In the 1980s, he taught English at the Open University and at universities in Egypt, Morocco, Saudi Arabia and Tunisia.

===Personal life and death===
He was a keen hiker and motorcyclist. As a result of injury, he became a double amputee in 2012. He gained notoriety as a "ferocious letter-writer." One obituarist compared him to "the great Victorian letter writers, crafting long diatribes packed with criticism, satire, politics and comment."

He died of pneumonia 24 May 2017 aged 86. Though irreligious, Grubb requested his funeral be conducted according to Quaker tradition.

==Work==
===Title Deeds (1961)===
His first collection of poetry, Title Deeds, was published in 1961. Grubb wrote it "in reaction against the dull, platitudinous smoothness of the Movement poets." According to Martin Booth, the collection "put into practice all Grubb’s teachings and philosophies":

He wanted to see verse that was intricate yet straightforward, unpretentious yet conscious of itself as both art and expression to others less endowed with poetic acumen. … [Title Deeds] sought to dispel the bunk of poetry but keep to its ideals of beauty and emotional expression.

It was noted for its "opaque" style, "dense, often abstruse language" and "bizarre imagery," which "withholds sensuous appeal." While finding it "in some respects exasperating," noting its "strenuous contrivance" and "unnecessary obscurity," Richard Kell judged it "one of the richest and most promisting first collections to have appeared recently" and a sign of "lively and ingenious talent."

However, Grubb later "renounced" the collection and his later poetry has yet to be collected.

===A Vision of Reality (1965)===
His critical study A Vision of Reality: A Study of Liberalism in Twentieth-Century Verse was published in 1965. For the Times obituarist, this critical work rather than the poetry represents Grubb's "serious achievement."

Philip Toynbee praised the book for its readings of "modern English poetry from Yeats to Alan Brownjohn," especially for bringing "new praise and not new blame" to established poets (W. B. Yeats, T. S. Eliot, Robert Graves and William Empson), for highlighting the "underrecognized" (Isaac Rosenberg, Edwin Muir and Herbert Read), and for "many new perceptions" of contemporary poets (Thom Gunn, Ted Hughes and Peter Porter).

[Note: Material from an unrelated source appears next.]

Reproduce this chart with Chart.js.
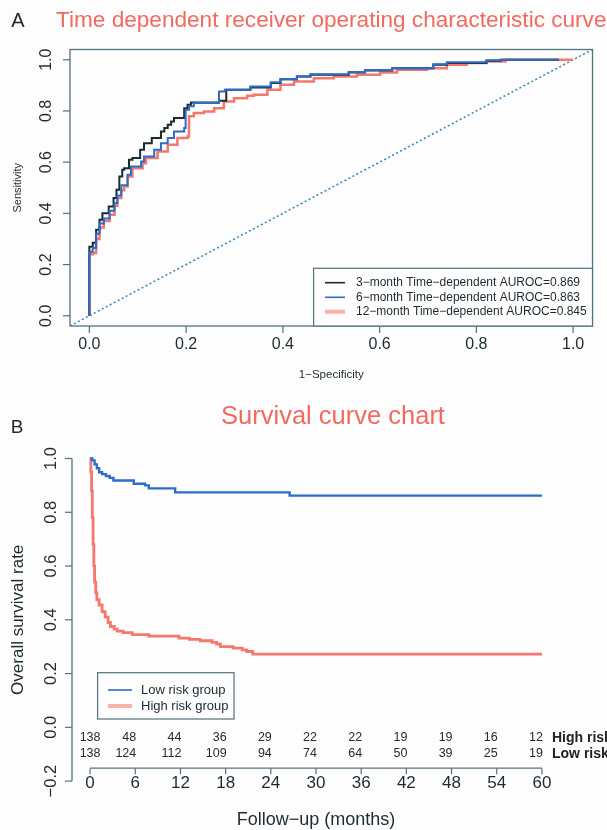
<!DOCTYPE html>
<html><head><meta charset="utf-8">
<script src="https://cdn.jsdelivr.net/npm/chart.js@4/dist/chart.umd.min.js"></script>
<style>
html,body{margin:0;padding:0;background:#fdfdfe;}
#wrap{position:relative;width:607px;height:830px;overflow:hidden;background:#fdfdfe;}
canvas{position:absolute;left:0;}
#c1{top:0}
#c2{top:395px}
</style></head><body>
<div id="wrap"><canvas id="c1" width="607" height="395"></canvas><canvas id="c2" width="607" height="435"></canvas></div>
<script>
// ---------- Panel A: time-dependent ROC ----------
const roc3Fpr = [0,0,0.007,0.014,0.021,0.027,0.040,0.050,0.056,0.062,0.068,0.072,0.082,0.089,0.105,0.113,0.129,0.148,0.155,0.162,0.169,0.175,0.196,0.203,0.210,0.268,0.283,0.333,0.375,0.395,0.429,0.457,0.536,0.570,0.626,0.711,0.739,0.821,0.850,0.970];
const roc3Tpr = [0,0.270,0.285,0.336,0.375,0.400,0.427,0.460,0.492,0.544,0.570,0.576,0.609,0.616,0.648,0.674,0.694,0.720,0.733,0.746,0.759,0.772,0.811,0.824,0.833,0.840,0.883,0.892,0.909,0.924,0.935,0.941,0.950,0.958,0.967,0.980,0.987,0.996,1.000,1.000];
const roc6Fpr = [0,0,0.007,0.014,0.021,0.030,0.042,0.052,0.058,0.066,0.079,0.086,0.107,0.113,0.134,0.148,0.162,0.175,0.196,0.199,0.206,0.216,0.268,0.280,0.333,0.375,0.395,0.429,0.457,0.536,0.570,0.626,0.711,0.739,0.821,0.850,0.970];
const roc6Tpr = [0,0.250,0.265,0.320,0.360,0.380,0.410,0.440,0.470,0.510,0.551,0.583,0.603,0.622,0.648,0.674,0.694,0.720,0.733,0.805,0.818,0.831,0.876,0.883,0.895,0.912,0.924,0.935,0.943,0.952,0.960,0.967,0.982,0.990,0.998,1.000,1.000];
const roc12Fpr = [0,0,0.007,0.014,0.021,0.030,0.042,0.052,0.058,0.066,0.072,0.079,0.089,0.110,0.117,0.141,0.162,0.182,0.203,0.206,0.216,0.237,0.258,0.278,0.299,0.326,0.340,0.368,0.395,0.423,0.464,0.505,0.553,0.601,0.636,0.698,0.739,0.780,0.820,0.860,1.000];
const roc12Tpr = [0,0.240,0.245,0.300,0.345,0.370,0.395,0.430,0.460,0.490,0.505,0.544,0.576,0.596,0.616,0.642,0.668,0.694,0.700,0.779,0.792,0.798,0.811,0.837,0.850,0.859,0.863,0.883,0.902,0.915,0.928,0.935,0.941,0.950,0.961,0.967,0.980,0.987,0.993,1.000,1.000];
const rocDiagonal = [-0.04, 1.04];
const rocTicks = [0, 0.2, 0.4, 0.6, 0.8, 1.0];
const rocTickLabels = ['0.0','0.2','0.4','0.6','0.8','1.0'];
const rocLegendLabels = ['3\u2212month Time\u2212dependent AUROC=0.869','6\u2212month Time\u2212dependent AUROC=0.863','12\u2212month Time\u2212dependent AUROC=0.845'];

// ---------- Panel B: survival ----------
const lowMonths = [0,0.3,0.6,0.9,1.2,1.6,2.1,2.6,3.1,5.8,7.3,7.8,11.3,26.5,60];
const lowSurv   = [1,0.993,0.978,0.964,0.949,0.942,0.935,0.928,0.918,0.906,0.900,0.889,0.874,0.862,0.862];
const highMonths = [0,0.1,0.2,0.3,0.4,0.5,0.6,0.75,0.9,1.2,1.6,2.0,2.4,2.7,3.2,3.6,4.4,5.6,7.8,11.8,13.2,14.6,16.2,16.8,17.3,19.0,20.2,20.8,21.6,60];
const highSurv   = [1,0.95,0.88,0.78,0.68,0.60,0.54,0.50,0.475,0.455,0.43,0.41,0.39,0.375,0.365,0.358,0.352,0.345,0.339,0.332,0.327,0.322,0.316,0.310,0.300,0.295,0.288,0.282,0.272,0.272];
const survXTicks = [0,6,12,18,24,30,36,42,48,54,60];
const survYTicks = [-0.2,0,0.2,0.4,0.6,0.8,1.0];
const survYTickLabels = ['\u22120.2','0.0','0.2','0.4','0.6','0.8','1.0'];
const riskHigh = [138,48,44,36,29,22,22,19,19,16,12];
const riskLow  = [138,124,112,109,94,74,64,50,39,25,19];
const riskRowLabels = ['High risk','Low risk'];
const survLegendLabels = ['Low risk group','High risk group'];

const FONT = "'Liberation Sans', Arial, Helvetica, sans-serif";
const AX = '#52727d';
const TXT = '#1d2a30';
const BLACK = '#1e2b2b';
const BLUE = '#2b6dc8';
const RED = '#f4786c';
const PINK = '#f8b2aa';
const TITLE_RED = '#f26a5e';

function pts(xs, ys){ return xs.map((x,i)=>({x:x, y:ys[i]})); }

function txt(ctx, s, x, y, size, opts){
  opts = opts || {};
  ctx.save();
  ctx.font = (opts.bold?'bold ':'') + size + 'px ' + FONT;
  ctx.fillStyle = opts.color || TXT;
  ctx.textAlign = opts.align || 'center';
  ctx.textBaseline = 'middle';
  ctx.translate(x, y);
  if (opts.rot) ctx.rotate(-Math.PI/2);
  ctx.fillText(s, 0, 0);
  ctx.restore();
}
function seg(ctx, x1,y1,x2,y2, color, w){
  ctx.save(); ctx.strokeStyle=color; ctx.lineWidth=w; ctx.beginPath(); ctx.moveTo(x1,y1); ctx.lineTo(x2,y2); ctx.stroke(); ctx.restore();
}

const rocPlugin = {
  id:'rocDecor',
  afterDraw(chart){
    const ctx = chart.ctx, xs = chart.scales.x, ys = chart.scales.y, ca = chart.chartArea;
    ctx.save();
    ctx.strokeStyle = AX; ctx.lineWidth = 1.3;
    ctx.strokeRect(ca.left, ca.top, ca.right-ca.left, ca.bottom-ca.top);
    ctx.restore();
    rocTicks.forEach((v,i)=>{
      const py = ys.getPixelForValue(v);
      seg(ctx, ca.left-7, py, ca.left, py, AX, 1.2);
      txt(ctx, rocTickLabels[i], 47, py, 16, {rot:true});
      const px = xs.getPixelForValue(v);
      seg(ctx, px, ca.bottom, px, ca.bottom+7, AX, 1.2);
      txt(ctx, rocTickLabels[i], px, 345, 16);
    });
    txt(ctx, 'Sensitivity', 18, (ca.top+ca.bottom)/2, 11, {rot:true});
    txt(ctx, '1\u2212Specificity', (ca.left+ca.right)/2, 375, 11.5);
    txt(ctx, 'Time dependent receiver operating characteristic curve', (ca.left+ca.right)/2, 21, 22.6, {color:TITLE_RED});
    txt(ctx, 'A', 18, 21, 20);
    // legend
    const lx = 313.6, ly = 268.3;
    ctx.save(); ctx.fillStyle='#fdfdfe'; ctx.fillRect(lx, ly, ca.right-lx, ca.bottom-ly);
    ctx.strokeStyle = AX; ctx.lineWidth=1.2; ctx.strokeRect(lx, ly, ca.right-lx, ca.bottom-ly); ctx.restore();
    const cols = [BLACK, BLUE, PINK], widths=[1.6,1.6,4];
    const rows = [282.7, 297.3, 311.7];
    rocLegendLabels.forEach((s,i)=>{
      seg(ctx, 325, rows[i], 345, rows[i], cols[i], widths[i]);
      txt(ctx, s, 356, rows[i], 12, {align:'left'});
    });
  }
};

new Chart(document.getElementById('c1'), {
  type:'line',
  data:{datasets:[
    {data:pts(rocDiagonal, rocDiagonal), borderColor:'#3a8bb3', borderWidth:1.6, borderDash:[2,2.5], pointRadius:0, order:4},
    {data:pts(roc12Fpr, roc12Tpr), borderColor:RED, borderWidth:2.5, stepped:'before', pointRadius:0, order:3},
    {data:pts(roc3Fpr, roc3Tpr), borderColor:BLACK, borderWidth:2, stepped:'before', pointRadius:0, order:2},
    {data:pts(roc6Fpr, roc6Tpr), borderColor:BLUE, borderWidth:2, stepped:'before', pointRadius:0, order:1}
  ]},
  options:{
    responsive:false, animation:false, devicePixelRatio:1,
    layout:{padding:{left:70, right:14.5, top:49.5, bottom:69}},
    scales:{
      x:{type:'linear', min:-0.04, max:1.04, display:false},
      y:{type:'linear', min:-0.04, max:1.04, display:false}
    },
    plugins:{legend:{display:false}, tooltip:{enabled:false}}
  },
  plugins:[rocPlugin]
});

const survPlugin = {
  id:'survDecor',
  afterDraw(chart){
    const ctx = chart.ctx, xs = chart.scales.x, ys = chart.scales.y, ca = chart.chartArea;
    // y axis
    seg(ctx, ca.left, ys.getPixelForValue(survYTicks[survYTicks.length-1]), ca.left, ys.getPixelForValue(survYTicks[0]), AX, 1.3);
    survYTicks.forEach((v,i)=>{
      const py = ys.getPixelForValue(v);
      seg(ctx, ca.left-7, py, ca.left, py, AX, 1.2);
      txt(ctx, survYTickLabels[i], 51, py, 16.5, {rot:true});
    });
    // x axis (risk-table style)
    const axY = ys.getPixelForValue(-0.152);
    seg(ctx, xs.getPixelForValue(survXTicks[0]), axY, xs.getPixelForValue(survXTicks[survXTicks.length-1]), axY, AX, 1.3);
    survXTicks.forEach((v,i)=>{
      const px = xs.getPixelForValue(v);
      seg(ctx, px, axY, px, axY+6, AX, 1.2);
      txt(ctx, String(v), px, 388, 17);
      const al = i===0 ? 'center' : 'right';
      const ox = i===0 ? 0 : 1;
      txt(ctx, String(riskHigh[i]), px+ox, 343, 12.5, {align:al, color:'#2a2a2a'});
      txt(ctx, String(riskLow[i]), px+ox, 359, 12.5, {align:al, color:'#2a2a2a'});
    });
    txt(ctx, riskRowLabels[0], 552, 343, 14, {align:'left', bold:true, color:'#222'});
    txt(ctx, riskRowLabels[1], 552, 359, 14, {align:'left', bold:true, color:'#222'});
    txt(ctx, 'Overall survival rate', 18, (ca.top+ca.bottom)/2, 17, {rot:true});
    txt(ctx, 'Follow\u2212up (months)', (ca.left+ca.right)/2, 425, 18);
    txt(ctx, 'Survival curve chart', 333, 22, 25.5, {color:TITLE_RED});
    txt(ctx, 'B', 17, 33, 19);
    // legend
    const lx = 97.6, ly = 277.7, lw = 136.4, lh = 46.3;
    ctx.save(); ctx.strokeStyle = AX; ctx.lineWidth=1.2; ctx.strokeRect(lx, ly, lw, lh); ctx.restore();
    const cols=[BLUE, PINK], widths=[1.6,4], rows=[295,311];
    survLegendLabels.forEach((s,i)=>{
      seg(ctx, 108, rows[i], 132, rows[i], cols[i], widths[i]);
      txt(ctx, s, 141, rows[i], 13, {align:'left'});
    });
  }
};

new Chart(document.getElementById('c2'), {
  type:'line',
  data:{datasets:[
    {data:pts(highMonths, highSurv), borderColor:RED, borderWidth:2.8, stepped:'before', pointRadius:0, order:2},
    {data:pts(lowMonths, lowSurv), borderColor:BLUE, borderWidth:2.4, stepped:'before', pointRadius:0, order:1}
  ]},
  options:{
    responsive:false, animation:false, devicePixelRatio:1,
    layout:{padding:{left:72, right:47, top:50.6, bottom:36}},
    scales:{
      x:{type:'linear', min:-2.4, max:62.4, display:false},
      y:{type:'linear', min:-0.248, max:1.048, display:false}
    },
    plugins:{legend:{display:false}, tooltip:{enabled:false}}
  },
  plugins:[survPlugin]
});
</script>
</body></html>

Similarly, Shirley Toulson found that "it is among his contemporaries — Larkin, Porter, Hughes — that Grubb is most alive and perceptive," and praised Grubb's emphasis on "social context" and the poet "as a public being," which she compared favourably to "the 'inner life' approach." And Martin Booth considers Grubb "the first book critic to seriously consider Ted Hughes's animal poetry as well as the poetry of the then-developing Peter Porter."

On the other hand, Raymond Williams found it "difficult and interesting" but ultimately "confused." And Toynbee was unconvinced by Grubb's "attempt to impose a general theme … that only 'liberal' poetry can be good poetry," finding that "Lionel Trilling faced the issue more squarely."

==References in literature==
In James Fenton's poem "Letter to John Fuller," Grubb appears as an icon of bygone London literary bohemia:

Old soaks from former poets' pubs
And after-hours drinking clubs,
Rouged admen, rugose Fleet Street subs,
     Exiles from the Bronx,
People with names like Frederick Grubb's
     Or Rosemary Tonks'.

==Selected publications==
===Poetry===
- The Imperfect Day: A Long Poem (Cambridge: Cambridge Express, 1953).
- Title Deeds and Other Poems (London: Longmans, Green, 1961).
- September Sun (Frensham, Surrey: Sceptre Press, 1969).
- Frog (Rushden, Northants.: Sceptre Press, 1972).

===Prose===
- A Vision of Reality: A study of Liberalism in Twentieth-Century Verse (London: Chatto and Windus, 1965).

===As editor===
- Michael Roberts, Selected Poems and Prose (Manchester: Carcanet, 1980).